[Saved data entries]
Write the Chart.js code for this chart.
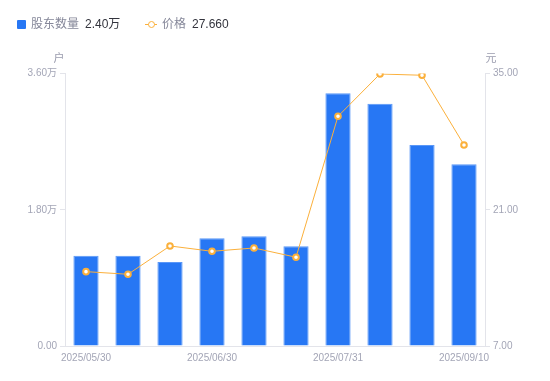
<!DOCTYPE html>
<html>
<head>
<meta charset="utf-8">
<script src="https://cdn.jsdelivr.net/npm/chart.js@4.4.1/dist/chart.umd.min.js"></script>
<style>
  html, body { margin: 0; padding: 0; background: #fff; }
  #wrap { position: relative; width: 550px; height: 381px; }
  #legend { position: absolute; left: 0; top: 0; width: 550px; height: 40px;
    font-family: "Liberation Sans", "Noto Sans CJK SC", sans-serif; font-size: 12px; }
  .lg { position: absolute; top: 17px; line-height: 14px; white-space: nowrap; }
  .nm { color: #858799; }
  .vl { color: #33343d; }
  canvas { position: absolute; left: 0; top: 0; }
</style>
</head>
<body>
<div id="wrap">
  <canvas id="c" width="550" height="381"></canvas>
  <div id="legend">
    <div style="position:absolute;left:17px;top:20px;width:9px;height:9px;background:#2777F4;border-radius:1px;"></div>
    <div class="lg nm" style="left:31px;">股东数量</div>
    <div class="lg vl" style="left:85px;">2.40万</div>
    <div style="position:absolute;left:145px;top:24px;width:12px;height:1px;background:#FBB03B;"></div>
    <div style="position:absolute;left:147.5px;top:20.5px;width:5px;height:5px;border:1.5px solid #FBB03B;border-radius:50%;background:#fff;"></div>
    <div class="lg nm" style="left:162px;">价格</div>
    <div class="lg vl" style="left:192px;">27.660</div>
  </div>
</div>
<script>
const categories = ['2025/05/30','2025/06/10','2025/06/20','2025/06/30','2025/07/10','2025/07/20','2025/07/31','2025/08/10','2025/08/29','2025/09/10'];
const holders = [11930, 11930, 11100, 14230, 14490, 13170, 33380, 32010, 26550, 24000];
const prices = [14.64, 14.37, 17.28, 16.73, 17.07, 16.12, 30.60, 34.95, 34.82, 27.66];
const leftTicks = [0, 18000, 36000];
const rightTicks = [7, 21, 35];

const tickColor = '#a3a5b6';
const lineColor = '#e3e4ea';
const tickFont = { family: '"Liberation Sans", "Noto Sans CJK SC", sans-serif', size: 10 };

function fmtLeft(v) {
  if (v === 0) return '0.00';
  return (v / 10000).toFixed(2) + '万';
}

const axisTitles = {
  id: 'axisTitles',
  afterDraw(chart) {
    const ctx = chart.ctx;
    const yl = chart.scales.y, yr = chart.scales.y1;
    ctx.save();
    ctx.font = '11px "Noto Sans CJK SC", sans-serif';
    ctx.fillStyle = '#9a9cae';
    ctx.textAlign = 'center';
    ctx.textBaseline = 'middle';
    ctx.fillText('户', yl.right - 6, yl.top - 16);
    ctx.fillText('元', yr.left + 6, yr.top - 16);
    ctx.restore();
  }
};

new Chart(document.getElementById('c'), {
  data: {
    labels: categories,
    datasets: [
      {
        type: 'line',
        label: '价格',
        data: prices,
        yAxisID: 'y1',
        borderColor: '#FBB03B',
        borderWidth: 1,
        pointRadius: 2.8,
        pointBorderWidth: 2,
        pointBackgroundColor: '#ffffff',
        pointBorderColor: '#FBB03B',
        tension: 0,
        order: 0
      },
      {
        type: 'bar',
        label: '股东数量',
        data: holders,
        yAxisID: 'y',
        backgroundColor: '#2777F4',
        borderColor: '#5a97f7',
        borderWidth: 1,
        categoryPercentage: 0.6,
        barPercentage: 1,
        order: 1
      }
    ]
  },
  options: {
    responsive: false,
    animation: false,
    layout: { padding: { top: 73.5, bottom: 0, left: 0, right: 0 } },
    plugins: { legend: { display: false }, tooltip: { enabled: false } },
    scales: {
      x: {
        type: 'category',
        offset: true,
        grid: { display: false, drawTicks: false },
        border: { display: true, color: lineColor },
        ticks: {
          color: tickColor, font: tickFont, padding: 6,
          autoSkip: false, maxRotation: 0,
          callback: function(v, i) { return i % 3 === 0 ? this.getLabelForValue(v) : ''; }
        },
        afterFit(s) { s.height = 35; }
      },
      y: {
        position: 'left',
        min: 0, max: 36000,
        afterBuildTicks(s) { s.ticks = leftTicks.map(v => ({ value: v })); },
        grid: { drawOnChartArea: false, drawTicks: true, tickLength: 5, color: lineColor },
        border: { display: true, color: lineColor },
        ticks: { color: tickColor, font: tickFont, padding: 3, callback: v => fmtLeft(v) },
        afterFit(s) { s.width = 65; }
      },
      y1: {
        position: 'right',
        min: 7, max: 35,
        afterBuildTicks(s) { s.ticks = rightTicks.map(v => ({ value: v })); },
        grid: { drawOnChartArea: false, drawTicks: true, tickLength: 5, color: lineColor },
        border: { display: true, color: lineColor },
        ticks: { color: tickColor, font: tickFont, padding: 3, callback: v => Number(v).toFixed(2) },
        afterFit(s) { s.width = 65; }
      }
    }
  },
  plugins: [axisTitles]
});
</script>
</body>
</html>
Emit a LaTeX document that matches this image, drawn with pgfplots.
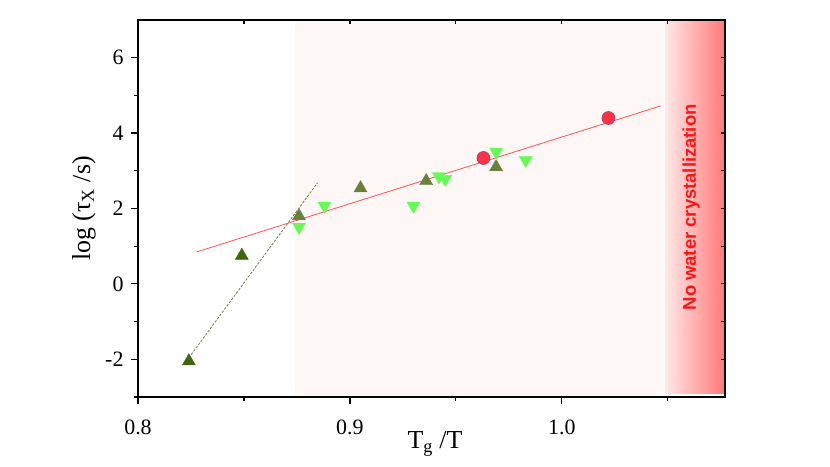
\documentclass[border=0pt]{standalone}
\usepackage{pgfplots}
\pgfplotsset{compat=1.18}
\usepackage{fontspec}
\setmainfont{Liberation Serif}
\newfontfamily\labelsans{Liberation Sans}
\definecolor{darkgreen}{RGB}{64,102,13}
\definecolor{olivegreen}{RGB}{107,128,60}
\definecolor{lightgreen}{RGB}{102,250,85}
\definecolor{redcirc}{RGB}{255,51,68}
\definecolor{rededge}{RGB}{170,50,120}
\definecolor{fitred}{RGB}{255,80,80}
\definecolor{paleback}{RGB}{253,248,245}
\definecolor{bandleft}{RGB}{255,232,232}
\definecolor{bandright}{RGB}{255,120,120}
\definecolor{textred}{RGB}{255,20,20}
\begin{document}
\begin{tikzpicture}
\path[use as bounding box] (0,0) rectangle (830bp,467bp);
\begin{axis}[at={(138bp,70bp)}, anchor=south west, scale only axis,
  width=587bp, height=377bp,
  xmin=0.8, xmax=1.077, ymin=-3, ymax=7,
  xtick={0.8,0.9,1.0}, minor xtick={0.85,0.95,1.05},
  ytick={-2,0,2,4,6}, minor ytick={-3,-1,1,3,5},
  tick pos=left, tick align=outside,
  major tick length=7bp, minor tick length=4bp,
  axis line style={line width=1.3bp},
  every tick/.style={line width=1.2bp, black},
  /pgf/number format/assume math mode=true,
  xticklabel style={/pgf/number format/fixed, /pgf/number format/fixed zerofill, /pgf/number format/precision=1, yshift=-12bp},
  yticklabel style={xshift=-4bp},
  ticklabel style={font=\fontsize{22}{24}\selectfont},
  label style={font=\fontsize{26}{28}\selectfont},
  xlabel={T\textsubscript{g} /T},
  ylabel={log (τ\textsubscript{X} /s)},
  xlabel style={at={(axis description cs:0.506,-0.124)}, anchor=center},
  ylabel style={at={(axis description cs:-0.092,0.5)}, anchor=center},
  axis on top, clip=true]
\fill[paleback] (axis cs:0.874,-3) rectangle (axis cs:1.048,7);
\fill[left color=bandleft, right color=bandright] (axis cs:1.0488,-2.9) rectangle (axis cs:1.077,7);
\addplot[fitred, line width=0.8bp, no marks] coordinates {(0.8278,0.85) (1.0466,4.72)};
\addplot[olivegreen, line width=0.8bp, dash pattern=on 2.5bp off 1.5bp, no marks] coordinates {(0.824,-1.96) (0.8847,2.68)};
\addplot[only marks, mark=triangle*, mark size=7.5bp, mark options={fill=darkgreen, draw=darkgreen}] coordinates {
(0.824,-2.05) (0.849,0.75)};
\addplot[only marks, mark=triangle*, mark size=7.5bp, mark options={fill=olivegreen, draw=olivegreen}] coordinates {
(0.876,1.80) (0.905,2.54) (0.936,2.73) (0.969,3.10)};
\addplot[only marks, mark=triangle*, mark size=7.5bp, mark options={fill=lightgreen, draw=lightgreen, rotate=180}] coordinates {
(0.876,1.51) (0.888,2.07) (0.930,2.07) (0.942,2.85) (0.945,2.78) (0.969,3.50) (0.983,3.28)};
\addplot[only marks, mark=*, mark size=6.5bp, mark options={fill=redcirc, draw=rededge, line width=0.6bp}] coordinates {
(0.963,3.34) (1.022,4.40)};
\node[rotate=90, text=textred, font=\labelsans\bfseries\fontsize{18.5}{20}\selectfont] at (axis cs:1.061,2.03) {No water crystallization};
\end{axis}
\begin{axis}[at={(138bp,70bp)}, anchor=south west, scale only axis,
  width=587bp, height=377bp,
  xmin=0.8, xmax=1.077, ymin=-3, ymax=7,
  xtick={0.8,0.9,1.0}, minor xtick={0.85,0.95,1.05},
  ytick={-2,0,2,4,6}, minor ytick={-3,-1,1,3,5},
  tick pos=right, tick align=inside,
  major tick length=4.5bp, minor tick length=4bp,
  axis line style={line width=1.3bp},
  every tick/.style={line width=1.2bp, black},
  xticklabels={}, yticklabels={}]
\end{axis}
\end{tikzpicture}
\end{document}
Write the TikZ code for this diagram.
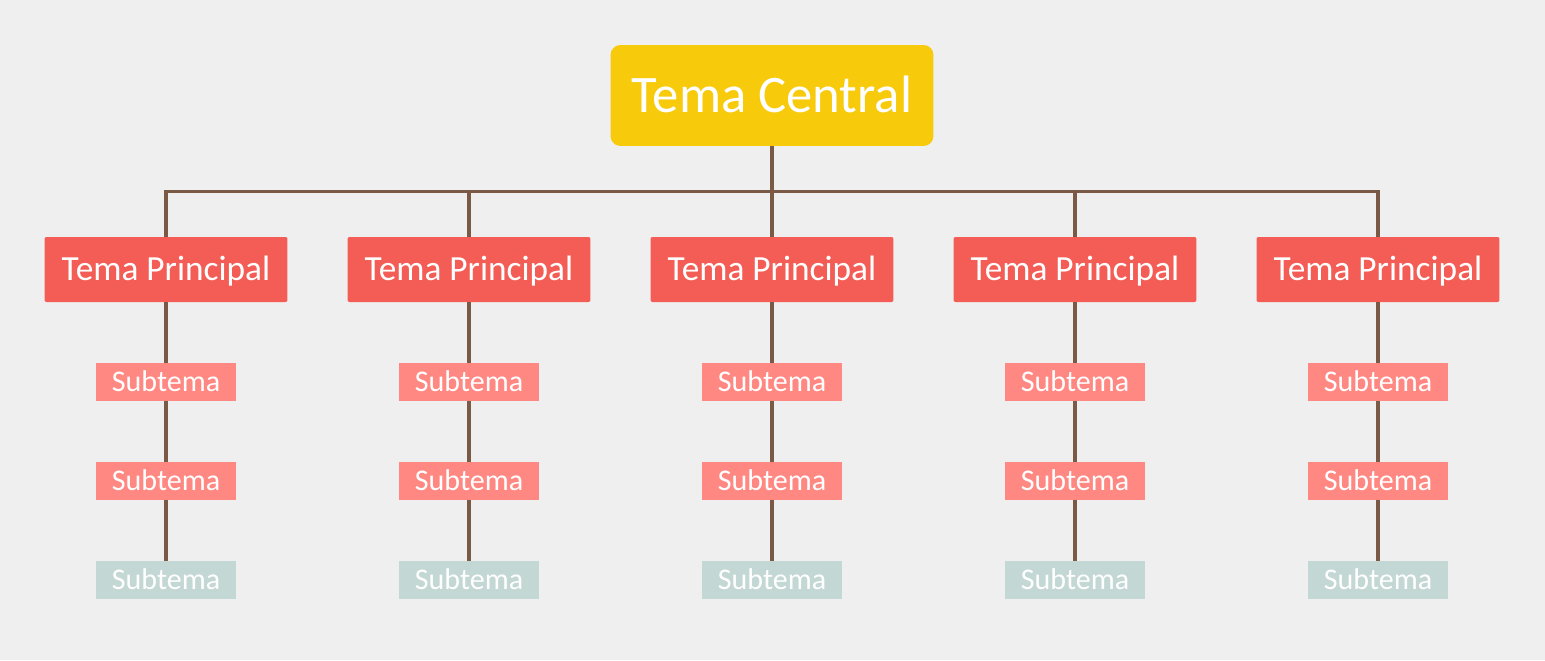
\documentclass[tikz,border=0pt]{standalone}
\usepackage{fontspec}
\setmainfont{Carlito}
\definecolor{bgcol}{HTML}{EFEFEF}
\definecolor{centralcol}{HTML}{F7CA0C}
\definecolor{maincol}{HTML}{F45D55}
\definecolor{subcol}{HTML}{FF8882}
\definecolor{lastcol}{HTML}{C3D7D4}
\definecolor{linkcol}{HTML}{7B5A45}

\begin{document}
\begin{tikzpicture}[x=0.02cm,y=-0.02cm,
  box/.style={inner sep=0pt, text=white, text depth=0pt},
  centralbox/.style={box, fill=centralcol, rounded corners=0.2cm, text height=19.6pt,
    minimum width=6.46cm, minimum height=2.02cm, font=\fontsize{30}{31}\selectfont},
  mainbox/.style={box, fill=maincol, rounded corners=0.04cm, text height=13pt,
    minimum width=4.86cm, minimum height=1.3cm, font=\fontsize{20.1}{21}\selectfont},
  subbox/.style={box, fill=subcol, text height=11pt,
    minimum width=2.8cm, minimum height=0.76cm, font=\fontsize{17.1}{18}\selectfont},
  lastbox/.style={subbox, fill=lastcol},
  link/.style={draw=linkcol, line width=1.8pt}]
\fill[bgcol] (0,0) rectangle (1545,660);

\node[centralbox] (central) at (772,95.5) {Tema Central};

\foreach \cx [count=\i] in {166,469,772,1075,1378} {
  \node[mainbox] (m\i) at (\cx,269.5) {Tema Principal};
  \node[subbox] (s\i a) at (\cx,382) {Subtema};
  \node[subbox] (s\i b) at (\cx,481) {Subtema};
  \node[lastbox] (s\i c) at (\cx,580) {Subtema};

  \draw[link] (central.south) -- ++(0,45) -| (m\i.north);
  \draw[link] (m\i) -- (s\i a);
  \draw[link] (s\i a) -- (s\i b);
  \draw[link] (s\i b) -- (s\i c);
}
\end{tikzpicture}
\end{document}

Goal of the exercise:
Give the count of lines in the data shown above that contain "Write", and nothing else.

Full response:
2